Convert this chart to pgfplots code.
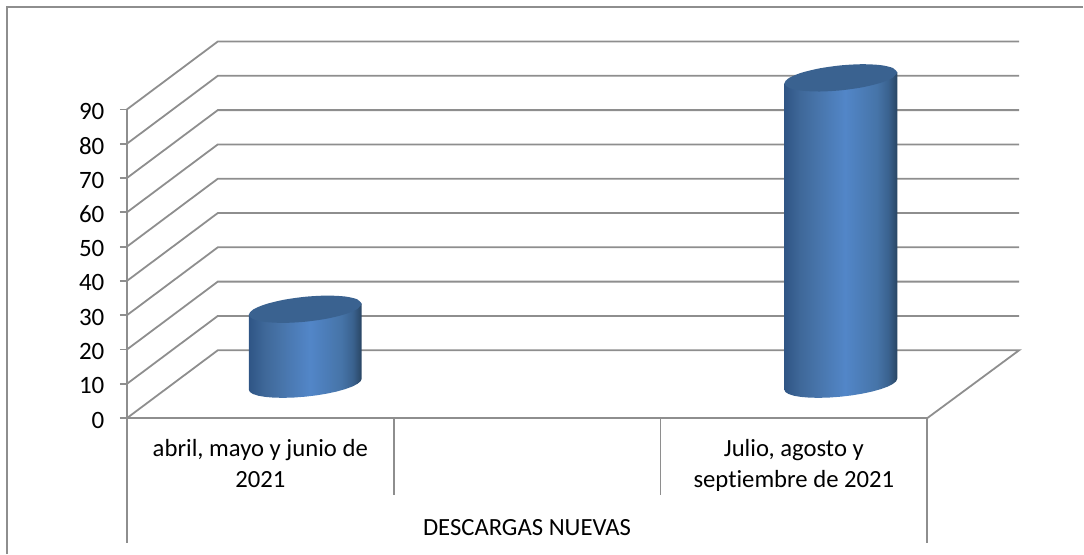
\documentclass[border=0pt]{standalone}
\usepackage{fontspec}
\setmainfont{Carlito}[Ligatures=NoCommon]
\usepackage{pgfplots}
\pgfplotsset{compat=1.18}
\definecolor{gridg}{HTML}{8E8E8E}
\definecolor{captop}{HTML}{3A6290}
\definecolor{c0}{HTML}{2F5585}
\definecolor{c1}{HTML}{3F6899}
\definecolor{c2}{HTML}{4875AB}
\definecolor{c3}{HTML}{5286C8}
\definecolor{c4}{HTML}{4674A8}
\definecolor{c5}{HTML}{3A628F}
\definecolor{c6}{HTML}{294563}
\pgfdeclarehorizontalshading{cyl}{100bp}{
  color(0bp)=(c0); color(25bp)=(c0); color(32bp)=(c1); color(40bp)=(c2);
  color(52bp)=(c3); color(66bp)=(c4); color(71bp)=(c5); color(75bp)=(c6); color(100bp)=(c6)}
\begin{document}
\begin{tikzpicture}[x=1pt,y=1pt]
\begin{axis}[
  scale only axis, width=801pt, height=309pt,
  xmin=127, xmax=928, ymin=0, ymax=90,
  anchor=origin, at={(127pt,135.5pt)},
  clip=false,
  axis x line=bottom, axis y line=left,
  axis line style={-, draw=gridg, line width=1.8pt},
  ytick={0,10,...,90},
  xtick={260.5,527.5,794.5},
  xticklabels={{abril, mayo y junio de\\2021},{},{Julio, agosto y\\septiembre de 2021}},
  major x tick style={draw=none},
  major y tick style={draw=gridg, line width=1.8pt},
  tick align=outside, major tick length=7pt,
  /pgf/number format/assume math mode=true,
  y tick label style={font=\fontsize{25}{28}\selectfont, xshift=-12pt, yshift=-2pt},
  x tick label style={font=\fontsize{24.7}{31}\selectfont, align=center, yshift=-11pt},
  xlabel={DESCARGAS NUEVAS},
  xlabel style={font=\fontsize{24.7}{28}\selectfont, at={(axis description cs:0.5,0)}, anchor=center, yshift=-110pt},
]
% page area and frame
\addplot[draw=none, forget plot] coordinates {(0,-39.61) (1084,-39.61) (1084,121.9) (0,121.9)} -- cycle;
\addplot[gridg, line width=1.8pt] coordinates {(7,-39.61) (7,119.9) (1084,119.9)};
% grid: front edge, back wall
\addplot[gridg, line width=1.8pt] coordinates {(928,0) (1020,19.8) (218,19.8) (127,0)};
\addplot[gridg, line width=1.8pt] coordinates {(127,10) (218,29.8) (1020,29.8)};
\addplot[gridg, line width=1.8pt] coordinates {(127,20) (218,39.8) (1020,39.8)};
\addplot[gridg, line width=1.8pt] coordinates {(127,30) (218,49.8) (1020,49.8)};
\addplot[gridg, line width=1.8pt] coordinates {(127,40) (218,59.8) (1020,59.8)};
\addplot[gridg, line width=1.8pt] coordinates {(127,50) (218,69.8) (1020,69.8)};
\addplot[gridg, line width=1.8pt] coordinates {(127,60) (218,79.8) (1020,79.8)};
\addplot[gridg, line width=1.8pt] coordinates {(127,70) (218,89.8) (1020,89.8)};
\addplot[gridg, line width=1.8pt] coordinates {(127,80) (218,99.8) (1020,99.8)};
\addplot[gridg, line width=1.8pt] coordinates {(127,90) (218,109.8) (1020,109.8)};
% category separators
\addplot[gridg, line width=1.8pt] coordinates {(127,0) (127,-36.3)};
\addplot[gridg, line width=1.8pt] coordinates {(394,0) (394,-22.5)};
\addplot[gridg, line width=1.8pt] coordinates {(661,0) (661,-22.5)};
\addplot[gridg, line width=1.8pt] coordinates {(928,0) (928,-36.3)};
% cylinder 1 (value 22)
\addplot[draw=none, shading=cyl] coordinates {
 (249,30.15) (249,8.30) (250.1,7.62) (253.3,7.03) (258.5,6.54) (265.55,6.19) (274.1,5.98) (283.9,5.92)
 (294.5,6.02) (305.5,6.26) (316.5,6.64) (327.1,7.15) (336.9,7.76) (345.45,8.46) (352.5,9.21)
 (357.7,9.99) (360.9,10.76) (362,11.50) (362,33.35)} -- cycle;
\addplot[draw=none, fill=captop, smooth] coordinates {
 (362,33.35) (357.7,34.62) (345.45,35.46) (327.1,35.73) (305.5,35.39) (283.9,34.5) (265.55,33.19) (253.3,31.66)
 (249,30.15) (253.3,28.88) (265.55,28.04) (283.9,27.77) (305.5,28.11) (327.1,29.0) (345.45,30.31) (357.7,31.84) (362,33.35)} -- cycle;
% cylinder 2 (value 89)
\addplot[draw=none, shading=cyl] coordinates {
 (785,97.6) (785,8.30) (786.1,7.62) (789.3,7.03) (794.5,6.54) (801.55,6.19) (810.1,5.98) (819.9,5.92)
 (830.5,6.02) (841.5,6.26) (852.5,6.64) (863.1,7.15) (872.9,7.76) (881.45,8.46) (888.5,9.21)
 (893.7,9.99) (896.9,10.76) (898,11.50) (898,100.8)} -- cycle;
\addplot[draw=none, fill=captop, smooth] coordinates {
 (898,100.8) (893.7,102.07) (881.45,102.91) (863.1,103.18) (841.5,102.84) (819.9,101.95) (801.55,100.64) (789.3,99.11)
 (785,97.6) (789.3,96.33) (801.55,95.49) (819.9,95.22) (841.5,95.56) (863.1,96.45) (881.45,97.76) (893.7,99.29) (898,100.8)} -- cycle;
\end{axis}
\end{tikzpicture}
\end{document}
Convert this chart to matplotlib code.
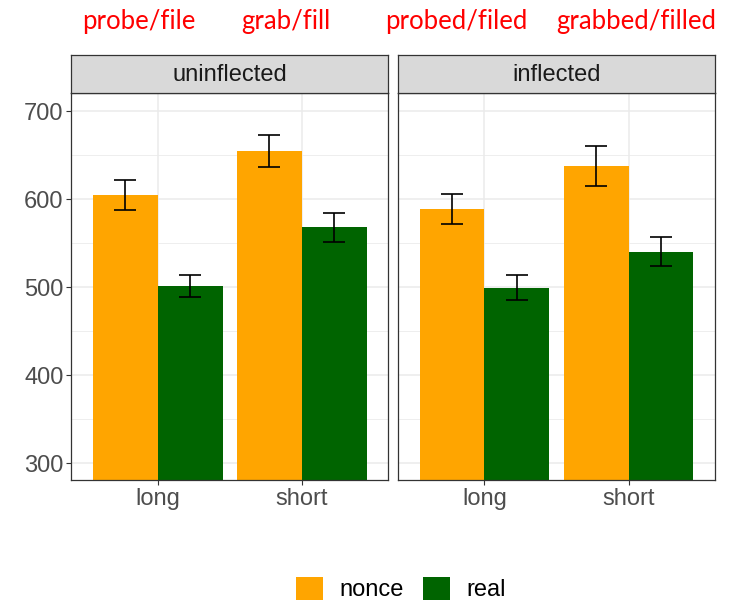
import numpy as np
import matplotlib
matplotlib.use("Agg")
import matplotlib.pyplot as plt
from matplotlib.patches import Patch

plt.rcParams["font.family"] = ["Liberation Sans", "DejaVu Sans"]

# reaction times (ms)
panels = ["uninflected", "inflected"]
lengths = ["long", "short"]
groups = ["nonce", "real"]
colors = {"nonce": "#FFA500", "real": "#006400"}

means = {
    "uninflected": {"nonce": [604.5, 654.5], "real": [501.1, 568.2]},
    "inflected": {"nonce": [588.6, 637.5], "real": [498.9, 539.8]},
}
err_low = {
    "uninflected": {"nonce": [587.8, 636.4], "real": [488.3, 551.5]},
    "inflected": {"nonce": [571.6, 615.2], "real": [484.8, 523.5]},
}
err_high = {
    "uninflected": {"nonce": [621.6, 672.7], "real": [513.6, 583.7]},
    "inflected": {"nonce": [605.3, 660.6], "real": [513.6, 556.4]},
}

top_labels = ["probe/file", "grab/fill", "probed/filed", "grabbed/filled"]
top_label_x = [139, 286, 456, 636]

W, H = 734, 603
fig = plt.figure(figsize=(W / 100, H / 100), dpi=100)

txt = 17
grey20 = "#333333"
lefts = [71.3, 398.0]
pw = 317.0
ptop, pbot = 93.0, 480.0
strip_top = 55.0

x = np.arange(len(lengths))
bw = 0.45
for i, p in enumerate(panels):
    ax = fig.add_axes([lefts[i] / W, 1 - pbot / H, pw / W, (pbot - ptop) / H])
    for j, g in enumerate(groups):
        xs = x + (j - 0.5) * bw
        m = np.array(means[p][g])
        ax.bar(xs, m, width=bw, color=colors[g], zorder=2)
        lo = m - np.array(err_low[p][g])
        hi = np.array(err_high[p][g]) - m
        ax.errorbar(xs, m, yerr=[lo, hi], fmt="none", ecolor="black",
                    elinewidth=1.2, capsize=8, capthick=1.2, zorder=3)
    ax.set_xlim(-0.6, 1.6)
    ax.set_ylim(280.7, 720.5)
    ax.set_xticks(x)
    ax.set_xticklabels(lengths)
    ax.set_yticks([300, 400, 500, 600, 700])
    ax.set_yticks([350, 450, 550, 650], minor=True)
    ax.grid(True, which="major", color="#EBEBEB", lw=1.1, zorder=0)
    ax.grid(True, which="minor", axis="y", color="#EBEBEB", lw=0.6, zorder=0)
    ax.set_axisbelow(True)
    ax.tick_params(axis="both", which="major", labelsize=txt, labelcolor="#4D4D4D",
                   color=grey20, length=3.5, width=0.8, pad=2)
    ax.tick_params(axis="y", which="minor", length=0)
    if i == 1:
        ax.tick_params(axis="y", which="major", left=False, labelleft=False)
    for s in ax.spines.values():
        s.set_color(grey20)
        s.set_linewidth(0.9)

    sax = fig.add_axes([lefts[i] / W, 1 - ptop / H, pw / W, (ptop - strip_top) / H])
    sax.set_facecolor("#D9D9D9")
    sax.set_xticks([])
    sax.set_yticks([])
    for s in sax.spines.values():
        s.set_color(grey20)
        s.set_linewidth(0.9)
    sax.text(0.5, 0.47, p, ha="center", va="center", fontsize=txt,
             color="#1A1A1A", transform=sax.transAxes)

for lab, lx in zip(top_labels, top_label_x):
    fig.text(lx / W, 1 - 29 / H, lab, ha="center", va="baseline",
             fontsize=18.5, color="red", family=["Lato", "DejaVu Sans"])

handles = [Patch(facecolor=colors[g], edgecolor="none") for g in groups]
fig.legend(handles, groups, loc="center", bbox_to_anchor=(401 / W, 1 - 589 / H),
           ncol=2, frameon=False, fontsize=txt, handlelength=1.15,
           handleheight=1.15, handletextpad=0.7, columnspacing=0.8,
           borderpad=0, borderaxespad=0)

fig.savefig("out.png", dpi=100)
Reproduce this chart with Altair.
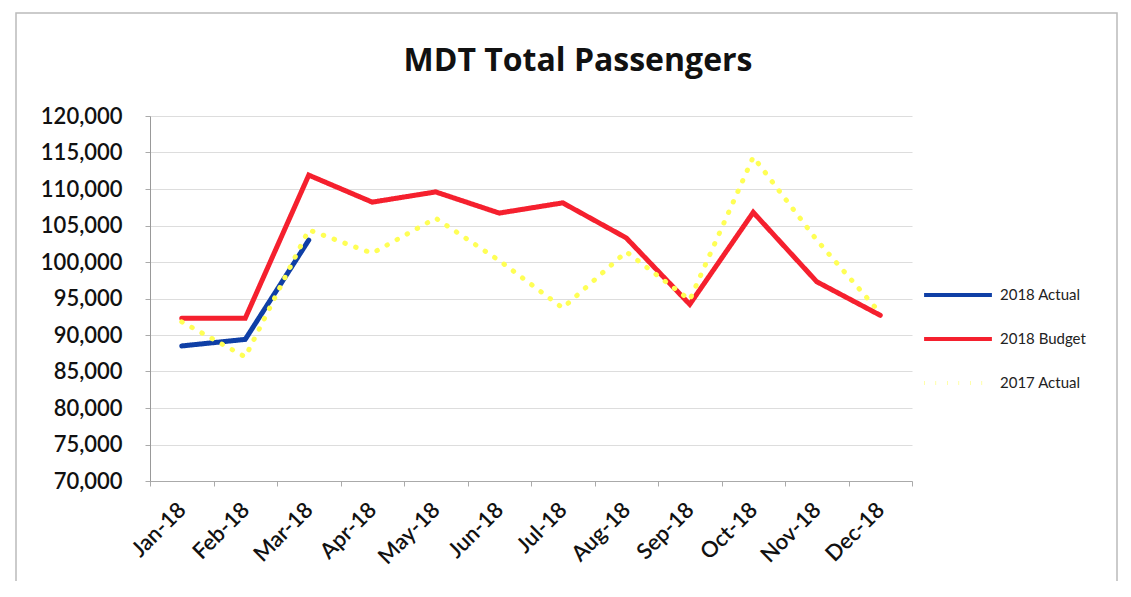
_____
→ EXERCISE
Take the lines above starting at the one containing "Convert this chart to matplotlib code." and ending at the one containing "strip_top = 55.0", and print them again exactly, without pictures.

→ EXERCISE OUTPUT
Convert this chart to matplotlib code.
import numpy as np
import matplotlib
matplotlib.use("Agg")
import matplotlib.pyplot as plt
from matplotlib.patches import Patch

plt.rcParams["font.family"] = ["Liberation Sans", "DejaVu Sans"]

# reaction times (ms)
panels = ["uninflected", "inflected"]
lengths = ["long", "short"]
groups = ["nonce", "real"]
colors = {"nonce": "#FFA500", "real": "#006400"}

means = {
    "uninflected": {"nonce": [604.5, 654.5], "real": [501.1, 568.2]},
    "inflected": {"nonce": [588.6, 637.5], "real": [498.9, 539.8]},
}
err_low = {
    "uninflected": {"nonce": [587.8, 636.4], "real": [488.3, 551.5]},
    "inflected": {"nonce": [571.6, 615.2], "real": [484.8, 523.5]},
}
err_high = {
    "uninflected": {"nonce": [621.6, 672.7], "real": [513.6, 583.7]},
    "inflected": {"nonce": [605.3, 660.6], "real": [513.6, 556.4]},
}

top_labels = ["probe/file", "grab/fill", "probed/filed", "grabbed/filled"]
top_label_x = [139, 286, 456, 636]

W, H = 734, 603
fig = plt.figure(figsize=(W / 100, H / 100), dpi=100)

txt = 17
grey20 = "#333333"
lefts = [71.3, 398.0]
pw = 317.0
ptop, pbot = 93.0, 480.0
strip_top = 55.0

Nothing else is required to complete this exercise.